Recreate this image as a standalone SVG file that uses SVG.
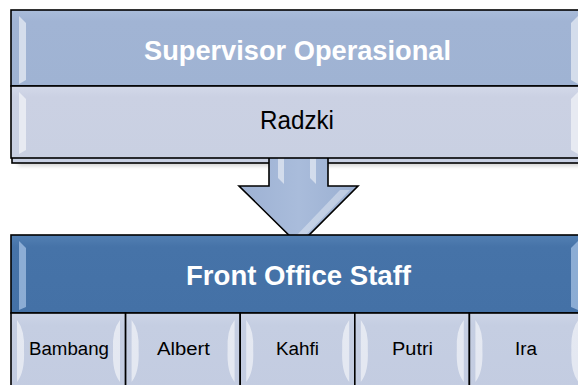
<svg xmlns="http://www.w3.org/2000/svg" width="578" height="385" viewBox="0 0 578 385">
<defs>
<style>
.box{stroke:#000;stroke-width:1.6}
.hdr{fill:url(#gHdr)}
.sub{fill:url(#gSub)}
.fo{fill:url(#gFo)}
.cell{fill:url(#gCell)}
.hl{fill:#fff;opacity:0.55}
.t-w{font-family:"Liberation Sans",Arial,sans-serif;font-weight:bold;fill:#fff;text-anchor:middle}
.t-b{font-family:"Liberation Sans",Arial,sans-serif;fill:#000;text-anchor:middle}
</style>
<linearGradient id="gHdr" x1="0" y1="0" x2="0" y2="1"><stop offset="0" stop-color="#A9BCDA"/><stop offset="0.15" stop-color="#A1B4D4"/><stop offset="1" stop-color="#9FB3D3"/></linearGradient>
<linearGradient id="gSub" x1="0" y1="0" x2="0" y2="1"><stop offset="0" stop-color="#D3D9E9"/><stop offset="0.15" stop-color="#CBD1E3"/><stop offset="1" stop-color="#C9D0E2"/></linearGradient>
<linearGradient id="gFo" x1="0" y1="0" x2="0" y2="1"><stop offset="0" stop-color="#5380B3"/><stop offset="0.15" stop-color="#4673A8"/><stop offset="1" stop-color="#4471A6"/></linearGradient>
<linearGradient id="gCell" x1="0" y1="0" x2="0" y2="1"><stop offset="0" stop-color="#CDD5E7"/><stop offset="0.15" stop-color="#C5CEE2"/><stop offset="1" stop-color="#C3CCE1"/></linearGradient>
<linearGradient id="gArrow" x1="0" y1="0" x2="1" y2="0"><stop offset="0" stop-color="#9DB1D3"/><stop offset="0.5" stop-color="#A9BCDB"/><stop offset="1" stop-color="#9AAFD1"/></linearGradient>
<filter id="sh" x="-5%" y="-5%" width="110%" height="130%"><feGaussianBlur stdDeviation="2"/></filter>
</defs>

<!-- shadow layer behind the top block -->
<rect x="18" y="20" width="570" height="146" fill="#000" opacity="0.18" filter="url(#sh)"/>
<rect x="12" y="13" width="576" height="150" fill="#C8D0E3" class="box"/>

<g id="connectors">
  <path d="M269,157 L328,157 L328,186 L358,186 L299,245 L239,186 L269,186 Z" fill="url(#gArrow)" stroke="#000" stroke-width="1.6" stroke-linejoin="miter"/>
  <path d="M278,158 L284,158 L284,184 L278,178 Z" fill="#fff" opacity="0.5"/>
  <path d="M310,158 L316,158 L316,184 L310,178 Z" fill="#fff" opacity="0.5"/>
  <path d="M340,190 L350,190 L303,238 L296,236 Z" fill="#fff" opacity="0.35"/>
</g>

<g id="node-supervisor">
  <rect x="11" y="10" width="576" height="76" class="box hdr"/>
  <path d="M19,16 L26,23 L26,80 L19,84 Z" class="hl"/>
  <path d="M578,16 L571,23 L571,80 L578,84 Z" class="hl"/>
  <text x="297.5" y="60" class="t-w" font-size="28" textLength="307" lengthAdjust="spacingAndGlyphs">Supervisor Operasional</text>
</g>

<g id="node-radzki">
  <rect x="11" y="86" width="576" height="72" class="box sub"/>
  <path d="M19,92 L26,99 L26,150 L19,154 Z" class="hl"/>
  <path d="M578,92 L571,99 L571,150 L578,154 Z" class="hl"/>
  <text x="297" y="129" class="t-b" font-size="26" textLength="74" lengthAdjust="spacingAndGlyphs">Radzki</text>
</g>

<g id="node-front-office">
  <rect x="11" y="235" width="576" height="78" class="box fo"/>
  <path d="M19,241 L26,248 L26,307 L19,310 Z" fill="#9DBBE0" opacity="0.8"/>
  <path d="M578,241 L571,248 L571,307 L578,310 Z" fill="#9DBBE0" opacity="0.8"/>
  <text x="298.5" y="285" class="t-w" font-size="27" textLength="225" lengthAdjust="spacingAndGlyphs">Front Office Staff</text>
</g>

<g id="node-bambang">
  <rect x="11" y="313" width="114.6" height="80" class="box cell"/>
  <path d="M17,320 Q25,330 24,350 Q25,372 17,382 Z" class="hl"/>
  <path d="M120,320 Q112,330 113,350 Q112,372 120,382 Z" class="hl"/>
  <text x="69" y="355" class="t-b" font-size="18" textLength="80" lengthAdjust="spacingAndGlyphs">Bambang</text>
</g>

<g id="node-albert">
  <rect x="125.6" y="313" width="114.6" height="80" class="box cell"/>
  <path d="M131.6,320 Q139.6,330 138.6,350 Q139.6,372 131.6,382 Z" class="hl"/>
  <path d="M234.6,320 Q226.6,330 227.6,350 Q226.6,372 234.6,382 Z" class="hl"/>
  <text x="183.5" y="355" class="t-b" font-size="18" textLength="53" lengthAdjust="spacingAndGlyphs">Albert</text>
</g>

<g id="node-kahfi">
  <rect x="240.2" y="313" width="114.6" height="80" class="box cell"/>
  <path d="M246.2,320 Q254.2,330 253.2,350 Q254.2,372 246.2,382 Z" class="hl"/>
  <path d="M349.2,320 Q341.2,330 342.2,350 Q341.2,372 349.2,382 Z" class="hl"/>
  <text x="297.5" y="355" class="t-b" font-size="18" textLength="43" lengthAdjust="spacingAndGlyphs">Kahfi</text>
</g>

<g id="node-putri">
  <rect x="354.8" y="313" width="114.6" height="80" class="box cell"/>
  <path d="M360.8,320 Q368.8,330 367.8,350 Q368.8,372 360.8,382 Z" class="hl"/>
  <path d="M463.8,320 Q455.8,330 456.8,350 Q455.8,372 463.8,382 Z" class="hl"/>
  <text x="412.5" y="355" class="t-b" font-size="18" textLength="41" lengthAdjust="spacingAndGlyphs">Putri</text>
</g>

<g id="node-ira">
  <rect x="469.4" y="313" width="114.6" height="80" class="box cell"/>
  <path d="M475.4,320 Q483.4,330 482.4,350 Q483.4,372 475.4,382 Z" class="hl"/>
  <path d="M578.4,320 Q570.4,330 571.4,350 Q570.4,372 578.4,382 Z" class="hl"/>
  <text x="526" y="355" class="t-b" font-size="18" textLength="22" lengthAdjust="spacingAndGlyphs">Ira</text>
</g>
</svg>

---

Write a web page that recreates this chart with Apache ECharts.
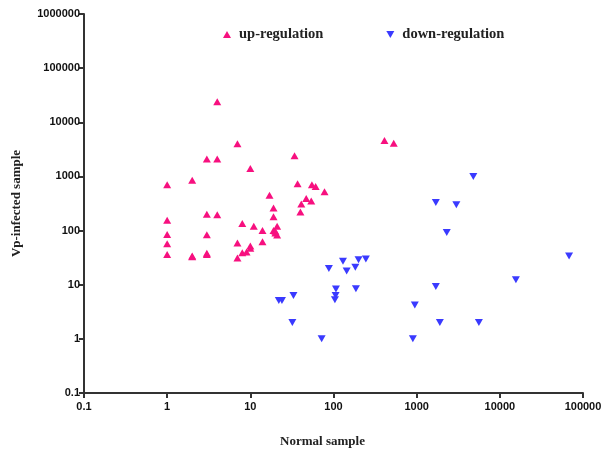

(Exercise task)
Give the number of lines in the listing above that contain "this", and nothing else.

(Problem solution)
2